Previously, we reported a 3% HPV positivity rate [8], while in this study, we observed a slightly higher rate of 4%. Detailed information comparing the previous and current cohorts, including study period, total cases, region, institution, detection methods, HPV-positive cases, HPV genotypes, and EBV/HPV co-infection cases, is summarized in Appendix A 

Table A1. Summary of Previous and Current Studies on HPV * in NPC *.

Study	Period	Total Cases	Region	Institution	Methods	HPV-Positive Cases (%)	HPV Genotypes	EBV */HPV Co-Infection
Kano et al., 2016 [8]	1996–2015	59	Hokuriku Region	Kanazawa University Hospital; Toyama Prefectural Central Hospital	HPV DNA Isolation; HPV PCR *; p16 IHC *; HPV Detection and Genotyping (13 HPV genotypes)	2 (3%)	HPV18 (n = 1); HPV16/18 co-infection (n = 1)	2
Liu et al., 2025	2015–2022	26	Hokuriku Region	Kanazawa University Hospital	HPV DNA Isolation; HPV PCR; p16 IHC; HPV Detection and Genotyping (21 HPV genotypes)	1 (4%)	HPV 18 (n = 1)	0

* HPV: Human papilloma virus. NPC: Nasopharyngeal carcinoma. EBV: Epstein–Barr virus. PCR: Polymerase chain reaction. IHC: Immunohistochemistry.

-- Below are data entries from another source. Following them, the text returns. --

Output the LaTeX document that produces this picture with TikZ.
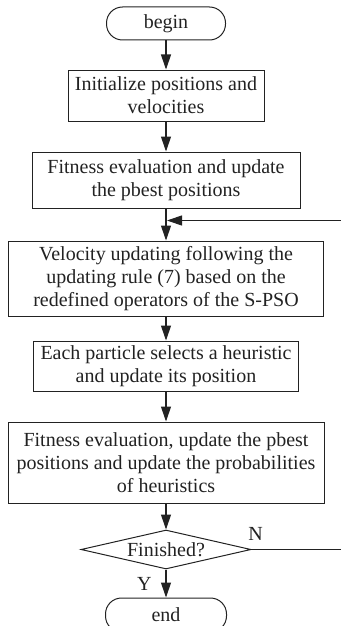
\documentclass[tikz,border=0pt]{standalone}
\usepackage{fontspec}
\setmainfont{Liberation Serif}
\usetikzlibrary{arrows.meta, positioning, calc, shapes.geometric}
\definecolor{ink}{HTML}{222222}

\begin{document}
\begin{tikzpicture}[
  x=1pt, y=-1pt,
  >={Triangle[length=15pt,width=10pt]},
  every node/.style={font=\fontsize{20}{23}\selectfont, text=ink},
  term/.style={draw=ink, line width=1pt, rounded corners=16pt,
               minimum width=119pt, minimum height=33pt, inner sep=2pt},
  proc/.style={draw=ink, line width=1pt, align=center, inner sep=3pt},
  dec/.style={draw=ink, line width=1pt, diamond, aspect=4.4, inner sep=0pt,
              minimum width=170pt, minimum height=39pt},
  lab/.style={inner sep=1pt},
  flow/.style={->, draw=ink, line width=1.1pt}
]
  \useasboundingbox (0,0) rectangle (340,626);

  \node[term] (begin) at (166,23.5) {begin};
  \node[proc, minimum width=196pt, minimum height=51pt, below=29pt of begin] (init)
    {Initialize positions and\\velocities};
  \node[proc, minimum width=268pt, minimum height=56pt, below=30pt of init] (fit1)
    {Fitness evaluation and update\\the pbest positions};
  \node[proc, minimum width=315pt, minimum height=75pt, below=32pt of fit1] (vel)
    {Velocity updating following the\\updating rule (7) based on the\\redefined operators of the S-PSO};
  \node[proc, minimum width=265pt, minimum height=50pt, below=24pt of vel] (move)
    {Each particle selects a heuristic\\and update its position};
  \node[proc, minimum width=316pt, minimum height=81pt, below=30pt of move] (fit2)
    {Fitness evaluation, update the pbest\\positions and update the probabilities\\of heuristics};
  \node[dec, below=26pt of fit2] (done) {Finished?};
  \node[term, minimum width=121pt, minimum height=34pt, below=28pt of done] (end) {end};

  \coordinate (join) at ($(fit1.south)!0.375!(vel.north)$);

  \draw[flow] (begin) -- (init);
  \draw[flow] (init)  -- (fit1);
  \draw[flow] (fit1)  -- (vel);
  \draw[flow] (vel)   -- (move);
  \draw[flow] (move)  -- (fit2);
  \draw[flow] (fit2)  -- (done);
  \draw[flow] (done)  -- node[lab, left=13pt]{Y} (end);
  \draw[draw=ink, line width=1.1pt] (done.east) -- ++(95,0) coordinate (back);
  \draw[flow, shorten >=1pt] (back) |- (join);
  \node[lab, above=8pt of done.east, xshift=4pt] (no) {N};
\end{tikzpicture}
\end{document}
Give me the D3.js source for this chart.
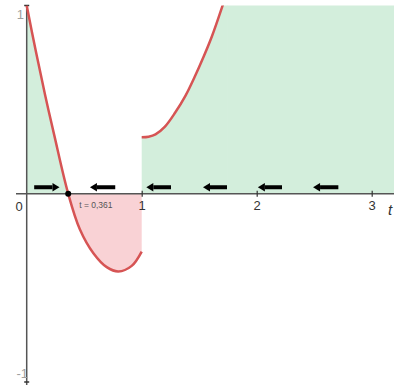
<!DOCTYPE html>
<html>
<head>
<meta charset="utf-8">
<script src="https://cdn.jsdelivr.net/npm/d3@7"></script>
<style>
  body { margin: 0; background: #fff; }
  svg { display: block; font-family: "Liberation Sans", Arial, sans-serif; }
</style>
</head>
<body>
<div id="chart"></div>
<script>
// curve: left piece (t < 1) and right piece (t > 1)
const leftT = [0, 0.08, 0.16, 0.24, 0.361, 0.463, 0.58, 0.696, 0.797, 0.913, 1.0];
const leftV = [1.0, 0.755, 0.525, 0.31, 0, -0.19, -0.316, -0.39, -0.413, -0.383, -0.307];
const rightT = [1.0, 1.06, 1.12, 1.2, 1.29, 1.38, 1.46, 1.54, 1.61, 1.69, 1.75];
const rightV = [0.30, 0.303, 0.315, 0.355, 0.43, 0.52, 0.62, 0.73, 0.835, 0.975, 1.09];

const rootT = 0.361;
const rootLabel = "t = 0,361";

// direction arrows along the axis (tail -> head)
const arrowFrom = [0.065, 0.77, 1.255, 1.742, 2.22, 2.71];
const arrowTo = [0.285, 0.55, 1.04, 1.533, 2.01, 2.49];

const xTicks = [1, 2, 3];
const yTicks = [1, -1];

const width = 394, height = 385;

const svg = d3.select("#chart").append("svg")
  .attr("width", width)
  .attr("height", height);

const x = d3.scaleLinear().domain([0, 3.2]).range([26.7, 394.7]);
const y = d3.scaleLinear().domain([-1, 1]).range([382, 5.5]);

const defs = svg.append("defs");
defs.append("clipPath").attr("id", "above")
  .append("rect")
  .attr("x", x(0)).attr("y", y(1))
  .attr("width", width).attr("height", y(0) - y(1));
defs.append("clipPath").attr("id", "below")
  .append("rect")
  .attr("x", x(0)).attr("y", y(0))
  .attr("width", width).attr("height", y(-1) - y(0));
defs.append("clipPath").attr("id", "plot")
  .append("rect")
  .attr("x", 0).attr("y", y(1))
  .attr("width", width).attr("height", y(-1) - y(1));

const left = leftT.map((t, i) => ({ t: t, v: leftV[i] }));
const right = rightT.map((t, i) => ({ t: t, v: rightV[i] }));

const area = d3.area()
  .x(d => x(d.t))
  .y0(y(0))
  .y1(d => y(d.v))
  .curve(d3.curveCatmullRom);

const line = d3.line()
  .x(d => x(d.t))
  .y(d => y(d.v))
  .curve(d3.curveCatmullRom);

const green = "#d3eedc";
const red = "#f9d2d5";

// fills
svg.append("path").datum(left).attr("d", area)
  .attr("fill", green).attr("clip-path", "url(#above)");
svg.append("path").datum(left).attr("d", area)
  .attr("fill", red).attr("clip-path", "url(#below)");
svg.append("path").datum(right).attr("d", area)
  .attr("fill", green).attr("clip-path", "url(#above)");
// past the top of the window the region is filled up to the edge
const lastT = rightT[rightT.length - 1];
svg.append("rect")
  .attr("x", x(lastT) - 0.5)
  .attr("y", y(1))
  .attr("width", width - x(lastT) + 0.5)
  .attr("height", y(0) - y(1))
  .attr("fill", green);

// axes
const axisColor = "#555";
svg.append("line")
  .attr("x1", 16).attr("x2", width)
  .attr("y1", y(0)).attr("y2", y(0))
  .attr("stroke", axisColor).attr("stroke-width", 1.5);
svg.append("line")
  .attr("x1", x(0)).attr("x2", x(0))
  .attr("y1", y(1) - 0.5).attr("y2", height)
  .attr("stroke", axisColor).attr("stroke-width", 1.5);

const xAxis = svg.append("g")
  .attr("transform", `translate(0,${y(0)})`)
  .call(d3.axisBottom(x).tickValues(xTicks).tickSize(3).tickFormat(d3.format("d")));
xAxis.select(".domain").remove();
xAxis.selectAll(".tick line")
  .attr("y1", -3).attr("stroke", "#333").attr("stroke-width", 1.2);
xAxis.selectAll(".tick text")
  .attr("y", 7)
  .attr("fill", "#333")
  .style("font-size", "13px")
  .style("font-family", "Liberation Sans, Arial, sans-serif");

svg.append("text")
  .attr("x", 19).attr("y", 211)
  .attr("text-anchor", "middle")
  .attr("fill", "#333").style("font-size", "13px")
  .text("0");
svg.append("text")
  .attr("x", 390).attr("y", 215)
  .attr("text-anchor", "middle")
  .attr("fill", "#333").style("font-size", "15px")
  .style("font-style", "italic")
  .text("t");

// y ticks and labels
svg.selectAll(".ytick").data(yTicks).join("line")
  .attr("class", "ytick")
  .attr("x1", x(0) - 2.5).attr("x2", x(0) + 2.5)
  .attr("y1", d => y(d)).attr("y2", d => y(d))
  .attr("stroke", "#333").attr("stroke-width", 1.5);
svg.selectAll(".ylab").data(yTicks).join("text")
  .attr("class", "ylab")
  .attr("x", d => d > 0 ? 24 : 28)
  .attr("y", d => d > 0 ? y(d) + 13 : y(d) - 4)
  .attr("text-anchor", "end")
  .attr("fill", "#a0a0a0")
  .style("font-size", "13px")
  .text(d => d);

// arrows
const arrows = svg.append("g").attr("fill", "#000").attr("stroke", "#000");
const arrowY = y(0) - 6.5;
arrowFrom.forEach((f, i) => {
  const x0 = x(f), x1 = x(arrowTo[i]);
  const dir = Math.sign(x1 - x0);
  const headLen = 7;
  arrows.append("line")
    .attr("x1", x0).attr("x2", x1 - dir * headLen)
    .attr("y1", arrowY).attr("y2", arrowY)
    .attr("stroke-width", 4);
  arrows.append("path")
    .attr("stroke", "none")
    .attr("d", `M${x1},${arrowY} L${x1 - dir * headLen},${arrowY - 4.2} L${x1 - dir * headLen},${arrowY + 4.2} Z`);
});

// the curve itself
const curveColor = "#d65454";
const curves = svg.append("g").attr("clip-path", "url(#plot)");
curves.append("path").datum(left).attr("d", line)
  .attr("fill", "none").attr("stroke", curveColor).attr("stroke-width", 2.5);
curves.append("path").datum(right).attr("d", line)
  .attr("fill", "none").attr("stroke", curveColor).attr("stroke-width", 2.5);

// root marker
svg.append("circle")
  .attr("cx", x(rootT)).attr("cy", y(0)).attr("r", 3)
  .attr("fill", "#000");
svg.append("text")
  .attr("x", x(rootT) + 11).attr("y", y(0) + 14)
  .attr("fill", "#555")
  .style("font-size", "8.5px")
  .text(rootLabel);
</script>
</body>
</html>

. Despite this difference, both studies support the view that HPV plays a limited etiologic role in NPC. The incidence of HPV-associated NPC remains significantly lower than that of EBV-associated NPC. Importantly, we did not observe any cases of EBV and HPV co-infection in our cohort, consistent with previous reports suggesting a mutually exclusive relationship between these two viral agents [20].

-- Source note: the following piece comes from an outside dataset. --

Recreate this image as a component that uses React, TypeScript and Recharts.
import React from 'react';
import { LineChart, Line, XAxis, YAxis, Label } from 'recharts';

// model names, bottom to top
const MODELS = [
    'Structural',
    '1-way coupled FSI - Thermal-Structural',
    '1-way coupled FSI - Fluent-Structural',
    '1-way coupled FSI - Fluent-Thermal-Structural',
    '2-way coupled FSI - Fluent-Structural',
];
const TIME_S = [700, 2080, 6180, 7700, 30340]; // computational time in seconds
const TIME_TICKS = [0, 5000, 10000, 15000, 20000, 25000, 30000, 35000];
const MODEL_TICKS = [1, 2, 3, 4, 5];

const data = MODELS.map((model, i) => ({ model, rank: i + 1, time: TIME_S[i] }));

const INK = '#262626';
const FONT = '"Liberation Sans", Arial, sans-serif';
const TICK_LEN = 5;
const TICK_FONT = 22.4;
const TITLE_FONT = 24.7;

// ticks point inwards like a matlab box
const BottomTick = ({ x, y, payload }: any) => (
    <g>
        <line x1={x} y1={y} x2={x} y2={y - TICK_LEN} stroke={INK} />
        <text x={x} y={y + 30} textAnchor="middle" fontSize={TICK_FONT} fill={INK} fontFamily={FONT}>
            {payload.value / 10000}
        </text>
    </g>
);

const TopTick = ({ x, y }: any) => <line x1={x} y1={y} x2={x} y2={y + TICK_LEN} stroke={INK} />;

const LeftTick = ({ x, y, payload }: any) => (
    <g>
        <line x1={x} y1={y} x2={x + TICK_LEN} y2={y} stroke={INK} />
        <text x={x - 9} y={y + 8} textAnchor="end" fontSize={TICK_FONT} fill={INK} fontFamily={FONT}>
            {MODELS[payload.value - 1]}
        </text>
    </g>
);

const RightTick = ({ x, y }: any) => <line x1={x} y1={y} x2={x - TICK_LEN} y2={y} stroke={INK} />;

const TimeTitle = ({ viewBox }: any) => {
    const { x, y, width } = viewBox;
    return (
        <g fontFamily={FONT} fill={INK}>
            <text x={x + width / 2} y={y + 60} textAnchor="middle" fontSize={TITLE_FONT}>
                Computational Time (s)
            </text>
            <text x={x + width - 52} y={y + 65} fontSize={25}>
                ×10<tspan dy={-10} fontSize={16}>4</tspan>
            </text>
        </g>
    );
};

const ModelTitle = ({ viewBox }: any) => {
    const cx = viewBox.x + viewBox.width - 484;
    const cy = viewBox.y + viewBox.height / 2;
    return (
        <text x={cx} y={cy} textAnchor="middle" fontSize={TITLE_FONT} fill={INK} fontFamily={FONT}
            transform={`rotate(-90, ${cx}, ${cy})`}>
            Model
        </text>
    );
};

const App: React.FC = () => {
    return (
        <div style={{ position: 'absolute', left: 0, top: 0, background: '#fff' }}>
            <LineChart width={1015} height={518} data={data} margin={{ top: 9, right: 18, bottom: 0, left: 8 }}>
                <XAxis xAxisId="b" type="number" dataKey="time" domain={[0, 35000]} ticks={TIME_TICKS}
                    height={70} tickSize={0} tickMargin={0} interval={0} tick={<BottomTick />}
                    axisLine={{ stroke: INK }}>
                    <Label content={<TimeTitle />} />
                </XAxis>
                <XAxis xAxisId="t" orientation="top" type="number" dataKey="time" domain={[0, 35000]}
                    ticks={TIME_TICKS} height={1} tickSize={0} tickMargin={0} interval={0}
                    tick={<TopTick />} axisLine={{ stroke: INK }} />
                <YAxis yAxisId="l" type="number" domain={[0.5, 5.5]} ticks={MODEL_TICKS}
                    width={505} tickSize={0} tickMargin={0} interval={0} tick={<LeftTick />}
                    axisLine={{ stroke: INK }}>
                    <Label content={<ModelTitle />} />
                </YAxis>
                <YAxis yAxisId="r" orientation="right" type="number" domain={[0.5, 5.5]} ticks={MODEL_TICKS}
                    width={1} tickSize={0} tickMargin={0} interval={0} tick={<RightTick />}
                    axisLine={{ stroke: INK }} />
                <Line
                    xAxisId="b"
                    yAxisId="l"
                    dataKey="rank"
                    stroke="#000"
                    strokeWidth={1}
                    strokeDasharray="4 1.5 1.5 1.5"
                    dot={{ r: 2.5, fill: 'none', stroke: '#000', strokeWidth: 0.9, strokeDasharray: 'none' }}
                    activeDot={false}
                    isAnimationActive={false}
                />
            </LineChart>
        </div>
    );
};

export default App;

Moreover, our study found that p16 immunohistochemistry did not always correlate with HPV status. Some cases that were both EBV- and HPV-negative showed p16 positivity, often with focal or atypical staining patterns. This suggests that p16 expression alone is not suitable for a surrogate marker of HPV infection in NPC and should be interpreted in combination with HPV nucleic acid testing. In endemic areas of NPC, loss of heterozygosity in 9p chromatin, where p16 gene locates, is commonly observed in the NPC tumor [21]. The discrepancy of p16 detection between NPC and oropharyngeal carcinoma (OPC) could be attributable to the chromatin status [22].

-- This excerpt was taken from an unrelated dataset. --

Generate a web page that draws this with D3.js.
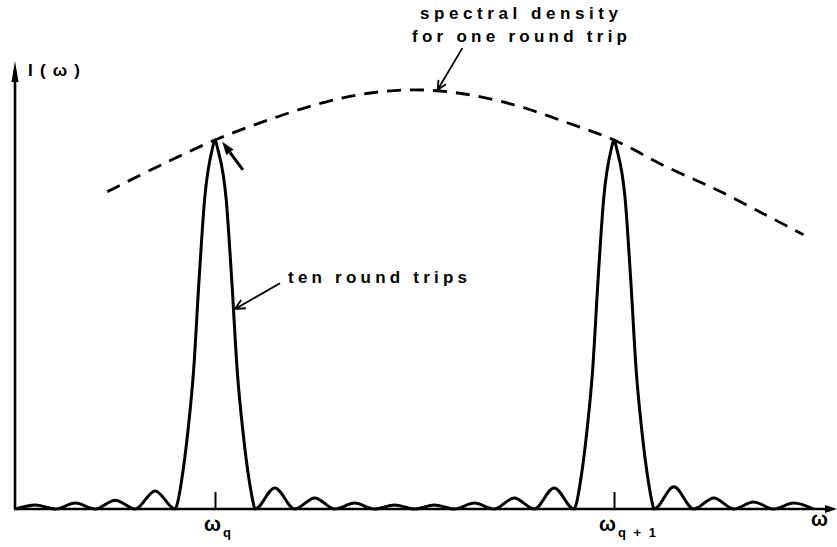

Notably, although the incidence of HPV-associated oropharyngeal carcinoma has increased globally [23] and in Japan [6], our findings, together with previous reports, indicate that the incidence of HPV-associated NPC in Japan, particularly in the Hokuriku region, did not show an increased trend in the preceding decade. The result is in accord with a prior study finding no definite relationship between NPC and HPV [2]. These findings suggest that HPV-associated NPC remains uncommon in Japan, with a relatively stable epidemiological profile. This is an important observation of this study, indicating that HPV plays a small role in the pathogenesis of NPC in Japan.

The number of cases in this study is limited, and the findings represent data from a single institution in Kanazawa and may not represent the population in the remainder of Japan. To further clarify the clinical and molecular characteristics of HPV-associated NPC in non-endemic areas of Japan, and to determine whether this entity represents a biologically distinct subtype, we will initiate multi-center prospective studies with a long-term follow-up, larger numbers of cases, and integrative genomic and transcriptome analyses.